“I do not know yet. They told me not to come to the hospital until nine-thirty.”

“I guess you’re in a mess over there–eh?” he said, with his most boyish smile.

But Lyddy was not for idle converse. She nodded, thanked him for his kindness the evening before, and firmly shut the window. She thought she knew how to keep that young man in his place.

But she hadn’t the heart to do anything toward tidying up the flat now.

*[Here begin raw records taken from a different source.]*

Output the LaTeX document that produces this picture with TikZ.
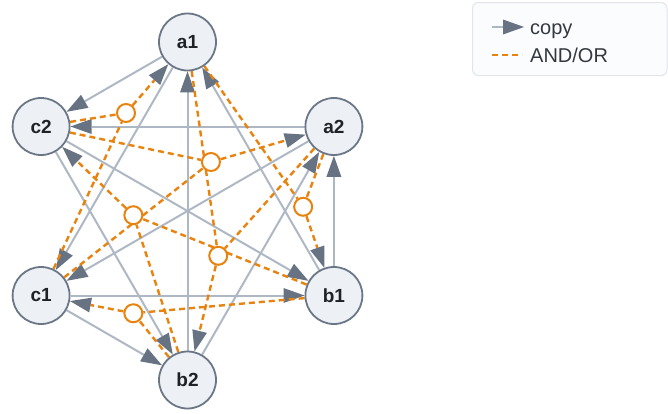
\documentclass[tikz,border=0pt]{standalone}
\usepackage{fontspec}
\setmainfont{Liberation Sans}
\usetikzlibrary{arrows.meta,calc}

\definecolor{edgegray}{HTML}{AEB8C4}
\definecolor{tipgray}{HTML}{677383}
\definecolor{nodefill}{HTML}{EDF1F6}
\definecolor{nodeline}{HTML}{6B7786}
\definecolor{andor}{HTML}{E8830F}
\definecolor{legline}{HTML}{E1E5EA}
\definecolor{legfill}{HTML}{FBFCFD}
\definecolor{labeltext}{HTML}{1F2328}
\definecolor{legtext}{HTML}{333840}

\pgfdeclarelayer{copylayer}
\pgfdeclarelayer{andorlayer}
\pgfsetlayers{copylayer,andorlayer,main}

\begin{document}
\begin{tikzpicture}[x=1pt,y=-1pt,
  state/.style={circle, draw=nodeline, line width=1.8pt, fill=nodefill,
    minimum size=57pt, inner sep=0pt,
    font=\bfseries\fontsize{19}{19}\selectfont, text=labeltext},
  hub/.style={circle, draw=andor, line width=2pt, fill=white,
    minimum size=18pt, inner sep=0pt},
  gtip/.style={-{Triangle[length=21pt,width=15pt,line width=0pt,color=tipgray]}},
  copyedge/.style={draw=edgegray, line width=2pt, gtip},
  andoredge/.style={draw=andor, line width=2.4pt, dash pattern=on 6pt off 4pt},
  andorarrow/.style={andoredge, gtip},
  legtxt/.style={anchor=base west, inner sep=0pt, text=legtext,
    font=\fontsize{20}{20}\selectfont},
]
\useasboundingbox (0,0) rectangle (668,413);

% legend
\draw[draw=legline, fill=legfill, line width=1pt, rounded corners=6pt]
  (472.5,2.5) rectangle (667,75.5);
\coordinate (lcs) at (492,27);
\coordinate (lce) at (524,27);
\coordinate (las) at (492,55);
\coordinate (lae) at (522,55);
\draw[copyedge] (lcs) -- (lce);
\draw[andoredge] (las) -- (lae);
\node[legtxt] (lcopy) at (530,34) {copy};
\node[legtxt] (landor) at (530,62) {AND/OR};

% state nodes on a hexagon
\node[state] (a1) at (187.5,42)    {a1};
\node[state] (a2) at (333.9,126.5) {a2};
\node[state] (b1) at (333.9,295.5) {b1};
\node[state] (b2) at (187.5,380)   {b2};
\node[state] (c1) at (41.1,295.5)  {c1};
\node[state] (c2) at (41.1,126.5)  {c2};

% copy edges
\begin{pgfonlayer}{copylayer}
\draw[copyedge] (a1) -- (c1);
\draw[copyedge] (a1) -- (c2);
\draw[copyedge] (a2) -- (c1);
\draw[copyedge] (a2) -- (c2);
\draw[copyedge] (b1) -- (a1);
\draw[copyedge] (b1) -- (a2);
\draw[copyedge] (b2) -- (a1);
\draw[copyedge] (b2) -- (a2);
\draw[copyedge] (c1) -- (b1);
\draw[copyedge] (c1) -- (b2);
\draw[copyedge] (c2) -- (b1);
\draw[copyedge] (c2) -- (b2);
\end{pgfonlayer}

% AND/OR junctions
\coordinate (mc) at ($(c1)!0.5!(c2)$);
\coordinate (ma) at ($(a1)!0.5!(a2)$);
\coordinate (mb) at ($(b1)!0.5!(b2)$);
\node[hub] (h1) at ($(mc)!0.58!(a1)$) {};
\node[hub] (h2) at ($(mc)!0.58!(a2)$) {};
\node[hub] (h3) at ($(mb)!0.58!(c2)$) {};
\node[hub] (h4) at ($(ma)!0.58!(b1)$) {};
\node[hub] (h5) at ($(ma)!0.58!(b2)$) {};
\node[hub] (h6) at ($(mb)!0.58!(c1)$) {};

\begin{pgfonlayer}{andorlayer}
\draw[andoredge] (c1) -- (h1);
\draw[andoredge] (c2) -- (h1);
\draw[andorarrow] (h1) -- (a1);

\draw[andoredge] (c1) -- (h2);
\draw[andoredge] (c2) -- (h2);
\draw[andorarrow] (h2) -- (a2);

\draw[andoredge] (b1) -- (h3);
\draw[andoredge] (b2) -- (h3);
\draw[andorarrow] (h3) -- (c2);

\draw[andoredge] (a1) -- (h4);
\draw[andoredge] (a2) -- (h4);
\draw[andorarrow] (h4) -- (b1);

\draw[andoredge] (a1) -- (h5);
\draw[andoredge] (a2) -- (h5);
\draw[andorarrow] (h5) -- (b2);

\draw[andoredge] (b1) -- (h6);
\draw[andoredge] (b2) -- (h6);
\draw[andorarrow] (h6) -- (c1);
\end{pgfonlayer}
\end{tikzpicture}
\end{document}
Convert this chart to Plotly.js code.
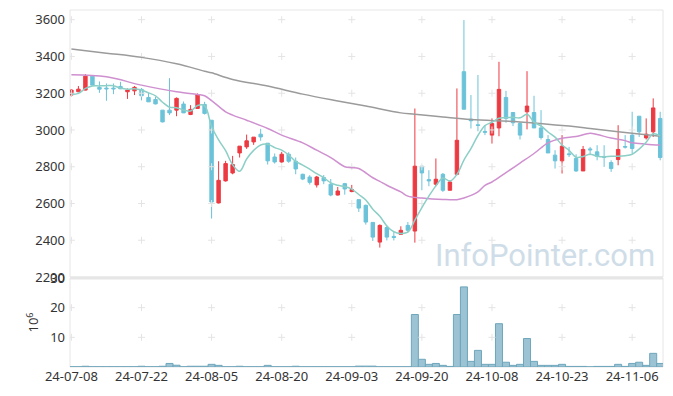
<!DOCTYPE html>
<html>
<head>
<meta charset="utf-8">
<script src="https://cdn.plot.ly/plotly-3.0.1.min.js"></script>
<style>html,body{margin:0;padding:0;background:#fff;}#chart{width:673px;height:396px;}</style>
</head>
<body>
<div id="chart"></div>
<script>
// ---- data ----
var dates = [
 '2024-07-08','2024-07-09','2024-07-10','2024-07-11','2024-07-12','2024-07-15','2024-07-16','2024-07-17','2024-07-18','2024-07-19',
 '2024-07-22','2024-07-23','2024-07-24','2024-07-25','2024-07-26','2024-07-29','2024-07-30','2024-07-31','2024-08-01','2024-08-02',
 '2024-08-05','2024-08-06','2024-08-07','2024-08-08','2024-08-09','2024-08-12','2024-08-13','2024-08-14','2024-08-16','2024-08-19',
 '2024-08-20','2024-08-21','2024-08-22','2024-08-23','2024-08-26','2024-08-27','2024-08-28','2024-08-29','2024-08-30','2024-09-02',
 '2024-09-03','2024-09-04','2024-09-05','2024-09-06','2024-09-09','2024-09-10','2024-09-11','2024-09-12','2024-09-13','2024-09-19',
 '2024-09-20','2024-09-23','2024-09-24','2024-09-25','2024-09-26','2024-09-27','2024-09-30','2024-10-02','2024-10-04','2024-10-07',
 '2024-10-08','2024-10-10','2024-10-11','2024-10-14','2024-10-15','2024-10-16','2024-10-17','2024-10-18','2024-10-21','2024-10-22',
 '2024-10-23','2024-10-24','2024-10-25','2024-10-28','2024-10-29','2024-10-30','2024-10-31','2024-11-01','2024-11-04','2024-11-05',
 '2024-11-06','2024-11-07','2024-11-08','2024-11-11','2024-11-12'
];
var openP = [3190,3208,3217,3293,3232,3228,3228,3237,3208,3213,
 3221,3177,3166,3108,3108,3108,3141,3084,3117,3139,
 3053,2603,2723,2766,2875,2908,2935,2977,2928,2853,
 2826,2868,2830,2759,2744,2701,2741,2705,2646,2708,
 2665,2621,2590,2497,2390,2469,2421,2432,2481,2450,
 2803,2730,2705,2759,2672,2759,3317,3059,3028,2992,
 2972,3011,3177,3095,3035,3099,3095,3011,2948,2863,
 2832,2870,2845,2777,2897,2881,2856,2823,2839,2910,
 2972,3075,2957,2990,3063];
var highP = [3222,3239,3304,3297,3264,3253,3253,3262,3226,3239,
 3228,3202,3180,3108,3282,3177,3155,3135,3199,3153,
 3053,2830,2832,2859,2912,2975,2961,3006,2928,2872,
 2881,2879,2850,2762,2754,2750,2755,2733,2690,2712,
 2701,2621,2594,2497,2486,2481,2445,2476,2499,3117,
 2803,2781,2845,2766,2726,3226,3598,3190,3299,3026,
 3063,3371,3213,3095,3044,3320,3186,3108,2972,2890,
 2972,2908,2868,2913,2908,2917,2917,2835,3026,2972,
 3099,3075,3063,3172,3099];
var lowP = [3182,3206,3215,3242,3202,3159,3195,3222,3169,3190,
 3161,3153,3139,3041,3081,3075,3093,3081,3117,3084,
 2518,2600,2719,2759,2850,2897,2919,2941,2812,2817,
 2822,2821,2759,2727,2703,2687,2705,2639,2643,2648,
 2661,2554,2485,2396,2360,2399,2399,2432,2445,2387,
 2672,2694,2694,2663,2672,2754,3113,3008,2993,2972,
 2926,2966,3039,3021,2948,3003,3011,2948,2875,2790,
 2763,2853,2772,2777,2863,2835,2799,2772,2808,2899,
 2872,2962,2948,2962,2835];
var closeP = [3217,3222,3293,3244,3222,3224,3224,3224,3217,3232,
 3186,3153,3142,3044,3093,3172,3093,3112,3193,3090,
 2608,2726,2817,2812,2912,2941,2961,2962,2832,2826,
 2868,2830,2788,2733,2715,2744,2723,2646,2668,2679,
 2676,2575,2499,2417,2481,2417,2415,2454,2454,2803,
 2766,2723,2732,2672,2717,2944,3113,3050,3025,2988,
 3035,3221,3063,3039,2972,3130,3011,2959,2875,2832,
 2912,2866,2777,2894,2892,2857,2852,2790,2894,2907,
 2899,2990,2977,3120,2850];
// volume, millions of shares
var volume = [0.08,0.08,0.25,0.08,0.08,0.08,0.08,0.08,0.08,0.08,
 0.25,0.08,0.08,0.25,1.2,0.6,0.08,0.25,0.25,0.25,
 0.9,0.55,0.08,0.08,0.25,0.08,0.08,0.08,0.55,0.08,
 0.08,0.08,0.25,0.08,0.08,0.08,0.08,0.08,0.08,0.08,
 0.08,0.3,0.3,0.3,0.08,0.08,0.08,0.08,0.08,17.7,
 2.6,0.9,1.2,0.55,0.2,17.7,27.0,1.9,5.6,0.9,
 0.9,14.6,1.6,0.55,0.9,9.6,1.9,0.55,0.55,0.55,
 0.9,0.2,0.2,0.2,0.05,0.2,0.2,0.2,0.9,0.2,
 1.2,1.6,0.55,4.6,1.2];
// 5-day moving average line (teal)
var ma5 = [3193,3199,3226,3239,3240,3241,3241,3228,3222,3224,
 3217,3202,3186,3151,3124,3121,3109,3103,3133,3132,
 3019,2946,2887,2811,2775,2842,2889,2918,2922,2904,
 2890,2864,2829,2809,2787,2762,2741,2712,2699,2692,
 2678,2649,2619,2569,2530,2478,2446,2437,2444,2509,
 2578,2640,2696,2739,2722,2758,2836,2899,2970,3024,
 3042,3064,3066,3069,3066,3085,3043,3022,2989,2961,
 2918,2889,2852,2856,2868,2857,2854,2857,2857,2860,
 2868,2896,2933,2979,2967];
// 20-day moving average (pink), read at these dates
var ma20Dates = ['2024-07-08','2024-07-15','2024-07-22','2024-07-29','2024-08-01','2024-08-02','2024-08-05','2024-08-07','2024-08-08',
 '2024-08-12','2024-08-16','2024-08-20','2024-08-23','2024-08-27','2024-08-29','2024-09-02','2024-09-03','2024-09-04','2024-09-06',
 '2024-09-09','2024-09-10','2024-09-12','2024-09-13','2024-09-20','2024-09-25','2024-09-27','2024-09-30','2024-10-04','2024-10-07',
 '2024-10-08','2024-10-11','2024-10-15','2024-10-17','2024-10-21','2024-10-23','2024-10-25','2024-10-29','2024-10-30','2024-11-01',
 '2024-11-05','2024-11-06','2024-11-08','2024-11-12'];
var ma20 = [3300,3289,3244,3208,3193,3186,3160,3099,3081,
 3053,3008,2972,2930,2890,2850,2800,2795,2790,2740,
 2720,2699,2663,2640,2630,2622,2621,2630,2663,2699,
 2717,2768,2820,2872,2930,2955,2964,2982,2975,2956,
 2942,2930,2923,2918];
// long moving average (grey), read at these dates
var maLongDates = ['2024-07-08','2024-07-15','2024-07-22','2024-07-29','2024-08-02','2024-08-05','2024-08-08','2024-08-16',
 '2024-08-23','2024-08-30','2024-09-05','2024-09-12','2024-09-19','2024-09-25','2024-10-02','2024-10-15','2024-10-24',
 '2024-10-29','2024-11-04','2024-11-12'];
var maLong = [3440,3418,3395,3360,3320,3311,3275,3239,
 3195,3158,3130,3093,3086,3071,3057,3044,3021,
 3008,2990,2966];
var tickDates = ['2024-07-08','2024-07-22','2024-08-05','2024-08-20','2024-09-03','2024-09-20','2024-10-08','2024-10-23','2024-11-06'];
var tickLabels = ['24-07-08','24-07-22','24-08-05','24-08-20','24-09-03','24-09-20','24-10-08','24-10-23','24-11-06'];
var priceTicks = [2200,2400,2600,2800,3000,3200,3400,3600];
var volTicks = [10,20,30];

// ---- grid crosses built from the tick arrays ----
var gx = [], gy = [], vx = [], vy = [];
tickDates.forEach(function(d){
  priceTicks.forEach(function(p){ if (p > 2200) { gx.push(d); gy.push(p); } });
  volTicks.forEach(function(v){ if (v < 30) { vx.push(d); vy.push(v); } });
});

var FONT = '"Noto Sans", "Open Sans", sans-serif';
var CROSS = {symbol:'cross-thin', size:5, line:{color:'#e4e4e4', width:1}};
var traces = [
 {type:'candlestick', x:dates, open:openP, high:highP, low:lowP, close:closeP,
  xaxis:'x', yaxis:'y', whiskerwidth:0,
  increasing:{line:{color:'#ec3a42', width:1}, fillcolor:'#ec3a42'},
  decreasing:{line:{color:'#6cc3d9', width:1}, fillcolor:'#6cc3d9'},
  hoverinfo:'skip'},
 {type:'scatter', mode:'markers', x:gx, y:gy, xaxis:'x', yaxis:'y', hoverinfo:'skip', marker:CROSS},
 {type:'scatter', mode:'markers', x:vx, y:vy, xaxis:'x', yaxis:'y2', hoverinfo:'skip', marker:CROSS},
 {type:'scatter', mode:'lines', x:maLongDates, y:maLong, xaxis:'x', yaxis:'y',
  line:{color:'#9b9b9b', width:1.5, shape:'spline'}, hoverinfo:'skip'},
 {type:'scatter', mode:'lines', x:ma20Dates, y:ma20, xaxis:'x', yaxis:'y',
  line:{color:'#cf90cf', width:1.5, shape:'spline'}, hoverinfo:'skip'},
 {type:'scatter', mode:'lines', x:dates, y:ma5, xaxis:'x', yaxis:'y',
  line:{color:'#8ccfc6', width:1.5, shape:'spline'}, hoverinfo:'skip'},
 {type:'bar', x:dates, y:volume, xaxis:'x', yaxis:'y2',
  marker:{color:'#9bc3d3', line:{color:'#6fa6bc', width:1}}, hoverinfo:'skip'}
];

var layout = {
  width:673, height:396,
  margin:{l:70, r:10, t:10, b:29, pad:0},
  paper_bgcolor:'#ffffff', plot_bgcolor:'#ffffff',
  showlegend:false, hovermode:false, bargap:0,
  font:{family:FONT, size:13, color:'#333333'},
  xaxis:{type:'category', anchor:'y2', range:[-0.2, 84.4], tickvals:tickDates, ticktext:tickLabels,
    showgrid:false, zeroline:false, showline:false, ticks:'', rangeslider:{visible:false},
    tickfont:{family:FONT, size:13, color:'#333333'}},
  yaxis:{domain:[0.2521, 1], range:[2200, 3652.8], tickvals:priceTicks, showgrid:false, zeroline:false,
    showline:false, ticks:'', ticklabelstandoff:4, tickfont:{family:FONT, size:13, color:'#333333'}},
  yaxis2:{domain:[0, 0.2493], range:[0, 30], tickvals:volTicks, showgrid:false, zeroline:false,
    showline:false, ticks:'', ticklabelstandoff:4, tickfont:{family:FONT, size:13, color:'#333333'},
    title:{text:'10<sup>6</sup>', font:{family:FONT, size:13, color:'#333333'}, standoff:8}},
  shapes:[
    {type:'rect', xref:'paper', yref:'paper', x0:0, x1:1, y0:0.2521, y1:1, line:{color:'#e6e6e6', width:1}, layer:'below'},
    {type:'rect', xref:'paper', yref:'paper', x0:0, x1:1, y0:0, y1:0.2493, line:{color:'#e6e6e6', width:1}, layer:'below'},
    {type:'rect', xref:'paper', yref:'paper', x0:0, x1:1, y0:0.2451, y1:0.2535, fillcolor:'#e6e6e6', line:{width:0}, layer:'above'}
  ],
  annotations:[
    {text:'InfoPointer.com', xref:'paper', yref:'paper', x:0.801, y:0.311, showarrow:false,
     xanchor:'center', yanchor:'middle', font:{family:'Roboto, "Open Sans", sans-serif', size:31, color:'#cfdde8'}}
  ]
};

Plotly.newPlot('chart', traces, layout, {displayModeBar:false, staticPlot:true});
</script>
</body>
</html>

And how she wished she might not have to do it!

“If we could only take our clothing and the bedding and little things, and walk out,” she murmured, standing in the middle of the little parlor.

To try to “pick up the pieces” here was going to be dreadfully hard.

“I wish some fairy would come along and transport us all to Hillcrest Farm in the twinkling of an eye,” said Lyddy to herself. “I–I’d rather starve out there than live as we have for the past three months here.”

She went to the door of the flat just as somebody tapped gently on the panel. A poorly dressed Jewish man stood hesitating on the threshold.

“I’m sorry,” said Lyddy, hastily; “but we had trouble here last night–a fire. I can’t cook anything, and really haven’t a thing to give—”

Her mother had boasted that she had never turned away a beggar hungry from her door, and the oldest Bray girl always tried to feed the deserving. The man shook his head eagerly.